- Education: University of Cologne
- Scientific career
- Fields: Computer science
- Workplaces: University of Bonn
- Doctoral advisor: Michael Jünger

= Petra Mutzel =

German computer scientist

Petra Mutzel is a German computer scientist, a University Professor of computer science at the University of Bonn. Her research is in the areas of algorithm engineering, graph drawing and combinatorial optimization.

==Education and career==
Mutzel earned a diploma in 1990 from the University of Augsburg, in mathematics with computer science. She then earned a doctorate in computer science from the University of Cologne in 1994 under the supervision of Michael Jünger, and her habilitation in 1999 from the Max Planck Institute for Informatics. She held a professorship at the Vienna University of Technology beginning in 1999, moving to the Technical University of Dortmund in 2004 and then to the University of Bonn in 2019.

==Contributions==
In graph drawing, Mutzel has contributed in work on planarization, crossing minimization in layered graph drawing, and SPQR trees, and co-edited a book on graph drawing. She was both the program chair and organizational chair of the 9th International Symposium on Graph Drawing, in Vienna in 2001.

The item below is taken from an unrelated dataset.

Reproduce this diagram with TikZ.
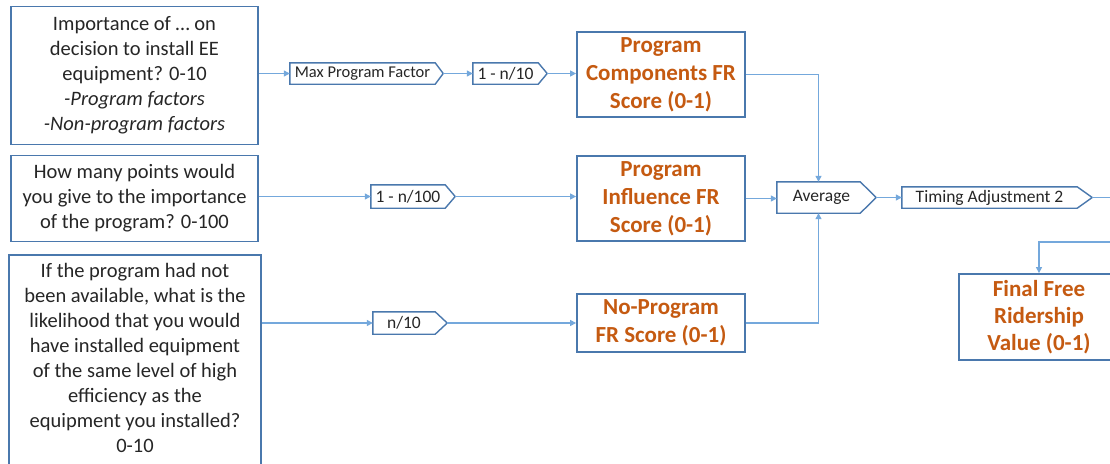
\documentclass[tikz,border=0pt]{standalone}
\usepackage{fontspec}
\setmainfont{Carlito}
\usetikzlibrary{arrows.meta}
\definecolor{boxblue}{HTML}{4A78AD}
\definecolor{lineblue}{HTML}{74A8DC}
\definecolor{orangetxt}{HTML}{C55A11}
\definecolor{txt}{HTML}{262626}
\tikzset{
  qbox/.style={draw=boxblue, line width=1.8pt, fill=white, inner sep=0pt, align=center, text=txt,
    font=\fontsize{20.5}{25}\selectfont},
  scorebox/.style={draw=boxblue, line width=1.8pt, fill=white, inner sep=0pt, align=center,
    text=orangetxt, font=\fontsize{23}{28}\selectfont\bfseries},
  lab/.style={inner sep=0pt, text=txt, font=\fontsize{17.5}{20}\selectfont},
  labedge/.style={draw=boxblue, line width=1.4pt, line join=miter},
  conn/.style={draw=lineblue, line width=1.2pt, -{Triangle[length=6pt,width=6pt]}},
  plainconn/.style={draw=lineblue, line width=1.2pt}
}
\begin{document}
\begin{tikzpicture}[x=1pt,y=-1pt]
\useasboundingbox (0,0) rectangle (1110,463);
\fill[white] (0,0) rectangle (1110,463);
\begin{scope}
\clip (0,0) rectangle (1110,463);

% question boxes
\node[qbox, minimum width=247, minimum height=138] (q1) at (134.5,75.5)
  {Importance of \dots\ on\\decision to install EE\\equipment? 0-10\\\textit{-Program factors}\\\textit{-Non-program factors}};
\node[qbox, minimum width=247, minimum height=86] (q2) at (134.5,198.5)
  {How many points would\\you give to the importance\\of the program? 0-100};
\node[qbox, minimum width=252, minimum height=230] (q3) at (135,370)
  {If the program had not\\been available, what is the\\likelihood that you would\\have installed equipment\\of the same level of high\\efficiency as the\\equipment you installed?\\0-10\\\mbox{}};

% score boxes
\node[scorebox, minimum width=168, minimum height=85] (pc) at (661,74.5)
  {Program\\Components FR\\Score (0-1)};
\node[scorebox, minimum width=168, minimum height=85] (pi) at (661,198.5)
  {Program\\Influence FR\\Score (0-1)};
\node[scorebox, minimum width=168, minimum height=58] (np) at (661,323)
  {No-Program\\FR Score (0-1)};
\node[scorebox, font=\fontsize{23}{27}\selectfont\bfseries, minimum width=160, minimum height=86] (fin) at (1039,317)
  {Final Free\\Ridership\\Value (0-1)};

% pentagon labels
\node[lab, font=\fontsize{16.5}{20}\selectfont, minimum width=145, minimum height=21] (mpf) at (362.5,73.5) {Max Program Factor};
\draw[labedge] (mpf.north west) -- (mpf.north east) -- ([xshift=8pt]mpf.east) coordinate (mpft) -- (mpf.south east) -- (mpf.south west) -- cycle;

\node[lab, minimum width=65, minimum height=21] (n10a) at (505.5,73.5) {1 - n/10};
\draw[labedge] (n10a.north west) -- (n10a.north east) -- ([xshift=9pt]n10a.east) coordinate (n10at) -- (n10a.south east) -- (n10a.south west) -- cycle;

\node[lab, minimum width=74, minimum height=23] (n100) at (408,196.5) {1 - n/100};
\draw[labedge] (n100.north west) -- (n100.north east) -- ([xshift=10pt]n100.east) coordinate (n100t) -- (n100.south east) -- (n100.south west) -- cycle;

\node[lab, minimum width=62, minimum height=22] (n10b) at (404,323) {n/10};
\draw[labedge] (n10b.north west) -- (n10b.north east) -- ([xshift=12pt]n10b.east) coordinate (n10bt) -- (n10b.south east) -- (n10b.south west) -- cycle;

\node[lab, minimum width=83, minimum height=31] (avg) at (818.5,197.5) {\hspace{6pt}Average};
\draw[labedge] (avg.north west) -- (avg.north east) -- ([xshift=16pt]avg.east) coordinate (avgt) -- (avg.south east) -- (avg.south west) -- cycle;

\node[lab, minimum width=175, minimum height=21] (tim) at (989.5,197.5) {Timing Adjustment 2};
\draw[labedge] (tim.north west) -- (tim.north east) -- ([xshift=15pt]tim.east) coordinate (timt) -- (tim.south east) -- (tim.south west) -- cycle;

% free ends at the right edge
\coordinate (outR) at (1112,197.5);
\coordinate (inR) at (1112,242);

% connectors
\draw[conn] (q1.east |- mpf.west) -- (mpf.west);
\draw[conn] (mpft) -- (n10a.west);
\draw[conn] (n10at) -- (pc.west |- n10at);
\draw[conn] (q2.east |- n100.west) -- (n100.west);
\draw[conn] (n100t) -- (pi.west |- n100t);
\draw[conn] (q3.east |- n10b.west) -- (n10b.west);
\draw[conn] (n10bt) -- (np.west);
\draw[conn] (pc.east) -| (avg.north);
\draw[conn] (pi.east) -- (avg.west |- pi.east);
\draw[conn] (np.east) -| (avg.south);
\draw[conn] (avgt) -- (tim.west);
\draw[plainconn] (timt) -- (outR);
\draw[conn] (inR) -| (fin.north);
\end{scope}
\end{tikzpicture}
\end{document}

Mutzel's other contributions include works on the Ising model, steganography, and Steiner trees. In 2012, she was program committee co-chair of the Meeting on Algorithm Engineering and Experiments (ALENEX).

==Selected publications==
- De Simone, C. (1995). "Exact ground states of Ising spin glasses: New experimental results with a branch-and-cut algorithm".
- Jünger, M. (1996). "Maximum planar subgraphs and nice embeddings: practical layout tools".
- Jünger, Michael (1997). "2-layer straightline crossing minimization: performance of exact and heuristic algorithms".
- Gutwenger, Carsten (2001). "Graph Drawing: 8th International Symposium, GD 2000 Colonial Williamsburg, VA, USA, September 20–23, 2000, Proceedings".
- Jünger, Michael (2004). "Graph Drawing Software".
- Hetzl, Stefan (2005). "Communications and Multimedia Security: 9th IFIP TC-6 TC-11 International Conference, CMS 2005, Salzburg, Austria, September 19 – 21, 2005, Proceedings".
- Ljubić, Ivana (2006). "An algorithmic framework for the exact solution of the prize-collecting Steiner tree problem".